The task: Find and copy lines holding "chart".
— begin —
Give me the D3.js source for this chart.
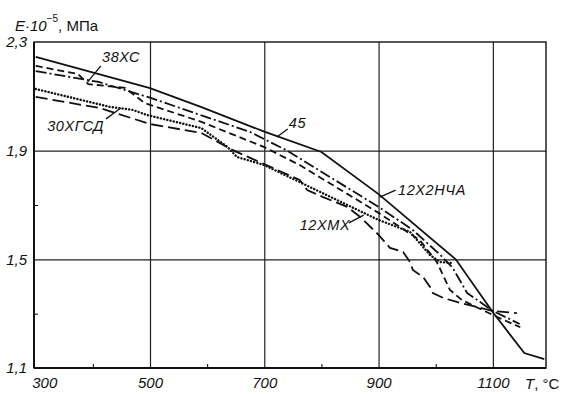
<!DOCTYPE html>
<html>
<head>
<meta charset="utf-8">
<script src="https://cdnjs.cloudflare.com/ajax/libs/d3/7.8.5/d3.min.js"></script>
<style>
    body { margin: 0; background: #fff; }
    svg text { font-family: "Liberation Sans", Arial, sans-serif; fill: #111; }
</style>
</head>
<body>
<div id="chart"></div>
<script>
// axis ticks: temperature T, °C and modulus E·10^-5, MPa
var xTicks = [300, 500, 700, 900, 1100];
var xMinor = [400, 600, 800, 1000];
var yTicks = [1.1, 1.5, 1.9, 2.3];
var yMinor = [1.3, 1.7];

// steel grades, in the order of the series below
var grades = ["45", "12Х2НЧА", "38ХС", "30ХГСД", "12ХМХ"];

// [T, E]
var steel45 = [[300, 2.245], [500, 2.13], [590, 2.06], [700, 1.97], [800, 1.895], [900, 1.74],
    [1035, 1.50], [1100, 1.305], [1155, 1.155], [1190, 1.133]];
var steel12X2 = [[300, 2.193], [410, 2.153], [500, 2.095], [590, 2.03], [675, 1.969], [740, 1.90],
    [900, 1.693], [960, 1.608], [1008, 1.516], [1030, 1.468], [1055, 1.376], [1100, 1.31], [1147, 1.262]];
var steel38 = [[300, 2.212], [374, 2.182], [392, 2.145], [456, 2.131], [491, 2.075], [590, 2.006],
    [700, 1.913], [762, 1.847], [900, 1.671], [972, 1.571], [1002, 1.49], [1025, 1.387], [1046, 1.35],
    [1100, 1.295], [1148, 1.25]];
var steel30 = [[300, 2.127], [430, 2.061], [470, 2.05], [495, 2.031], [590, 1.983], [636, 1.913],
    [652, 1.877], [700, 1.847], [780, 1.766], [900, 1.645], [955, 1.601], [990, 1.516], [1008, 1.49],
    [1030, 1.486]];
var steel12XMX = [[300, 2.098], [412, 2.057], [500, 1.998], [590, 1.965], [645, 1.902], [762, 1.792],
    [775, 1.755], [803, 1.729], [845, 1.693], [868, 1.656], [900, 1.59], [920, 1.542], [943, 1.527],
    [955, 1.49], [960, 1.461], [978, 1.435], [990, 1.398], [995, 1.376], [1013, 1.358], [1037, 1.343],
    [1100, 1.31], [1142, 1.302]];

var series = [steel45, steel12X2, steel38, steel30, steel12XMX];

// label text anchor [T, E] and leader [T1, E1, T2, E2], same order as grades
var labelAt = [[743, 1.983], [934, 1.737], [416, 2.226], [320, 1.972], [762, 1.608]];
var leaderAt = [[741, 1.98, 722, 1.95], [930, 1.755, 902, 1.729], [414, 2.212, 391, 2.153],
    [423, 2.017, 449, 2.057], [848, 1.634, 874, 1.663]];

var dashes = ["none", "11,3,2,3", "7,4", "0.1,3.2", "12,5"];

var margin = {top: 42, right: 19, bottom: 26, left: 34},
    width = 565 - margin.left - margin.right,
    height = 394 - margin.top - margin.bottom;

var svg = d3.select("#chart").append("svg")
    .attr("width", 565)
    .attr("height", 394);

var g = svg.append("g")
    .attr("transform", "translate(" + margin.left + "," + margin.top + ")");

var x = d3.scaleLinear().domain([297, 1193]).range([0, width]);
var y = d3.scaleLinear().domain([1.1, 2.3]).range([height, 0]);

// grid
g.append("g")
    .attr("class", "grid")
    .call(d3.axisBottom(x).tickValues([500, 700, 900, 1100]).tickSize(height).tickFormat(""))
    .call(function (s) { s.select(".domain").remove(); });
g.append("g")
    .attr("class", "grid")
    .call(d3.axisRight(y).tickValues([1.5, 1.9]).tickSize(width).tickFormat(""))
    .call(function (s) { s.select(".domain").remove(); });
g.selectAll(".grid line").attr("stroke", "#222").attr("stroke-width", 1.2);

// minor inward ticks
g.append("g")
    .attr("transform", "translate(0," + height + ")")
    .call(d3.axisBottom(x).tickValues(xMinor).tickSize(-4).tickFormat(""))
    .call(function (s) { s.select(".domain").remove(); });
g.append("g")
    .call(d3.axisLeft(y).tickValues(yMinor).tickSize(-4).tickFormat(""))
    .call(function (s) { s.select(".domain").remove(); });

// frame
g.append("rect")
    .attr("width", width)
    .attr("height", height)
    .attr("fill", "none")
    .attr("stroke", "#111")
    .attr("stroke-width", 1.4);
g.append("line")
    .attr("x1", 0).attr("x2", width)
    .attr("y1", height).attr("y2", height)
    .attr("stroke", "#111").attr("stroke-width", 2);
g.append("line")
    .attr("x1", 0).attr("x2", 0)
    .attr("y1", 0).attr("y2", height)
    .attr("stroke", "#111").attr("stroke-width", 2);

// tick labels
var xAxis = g.append("g")
    .attr("transform", "translate(0," + height + ")")
    .call(d3.axisBottom(x).tickValues(xTicks).tickSize(0).tickPadding(9).tickFormat(d3.format("d")));
xAxis.select(".domain").remove();
xAxis.selectAll("text").attr("font-size", 15).attr("font-style", "italic")
    .attr("font-family", null).attr("fill", null);
xAxis.selectAll(".tick").filter(function (d) { return d === 300; })
    .select("text").attr("text-anchor", "start").attr("dx", -4);

var yAxis = g.append("g")
    .call(d3.axisLeft(y).tickValues(yTicks).tickSize(0).tickPadding(7)
        .tickFormat(function (d) { return d.toFixed(1).replace(".", ","); }));
yAxis.select(".domain").remove();
yAxis.selectAll("text").attr("font-size", 15).attr("font-style", "italic")
    .attr("font-family", null).attr("fill", null);

// axis titles
var yTitle = svg.append("text")
    .attr("x", 15)
    .attr("y", 31)
    .attr("font-size", 15);
yTitle.append("tspan").attr("font-style", "italic").text("E·10");
yTitle.append("tspan").attr("font-size", 10).attr("dy", -9).text("−5");
yTitle.append("tspan").attr("dy", 9).text(", МПа");

var xTitle = svg.append("text")
    .attr("x", 525)
    .attr("y", 389)
    .attr("font-size", 15);
xTitle.append("tspan").attr("font-style", "italic").text("T");
xTitle.append("tspan").text(", °C");

// curves
var line = d3.line()
    .x(function (d) { return x(d[0]); })
    .y(function (d) { return y(d[1]); });

g.selectAll(".curve")
    .data(series)
    .enter()
    .append("path")
    .attr("class", "curve")
    .attr("d", line)
    .attr("fill", "none")
    .attr("stroke", "#111")
    .attr("stroke-width", function (d, i) { return i === 3 ? 2.4 : 1.8; })
    .attr("stroke-linecap", function (d, i) { return i === 3 ? "round" : "butt"; })
    .attr("stroke-dasharray", function (d, i) { return dashes[i]; });

// curve labels with leaders
g.selectAll(".leader")
    .data(leaderAt)
    .enter()
    .append("line")
    .attr("class", "leader")
    .attr("x1", function (d) { return x(d[0]); })
    .attr("y1", function (d) { return y(d[1]); })
    .attr("x2", function (d) { return x(d[2]); })
    .attr("y2", function (d) { return y(d[3]); })
    .attr("stroke", "#111")
    .attr("stroke-width", 1.3);

g.selectAll(".grade")
    .data(grades)
    .enter()
    .append("text")
    .attr("class", "grade")
    .attr("x", function (d, i) { return x(labelAt[i][0]); })
    .attr("y", function (d, i) { return y(labelAt[i][1]); })
    .attr("font-size", 14.5)
    .attr("font-style", "italic")
    .attr("letter-spacing", 0.6)
    .text(function (d) { return d; });
</script>
</body>
</html>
— end —
Reply to the task:
Give me the D3.js source for this chart.
<div id="chart"></div>
var svg = d3.select("#chart").append("svg")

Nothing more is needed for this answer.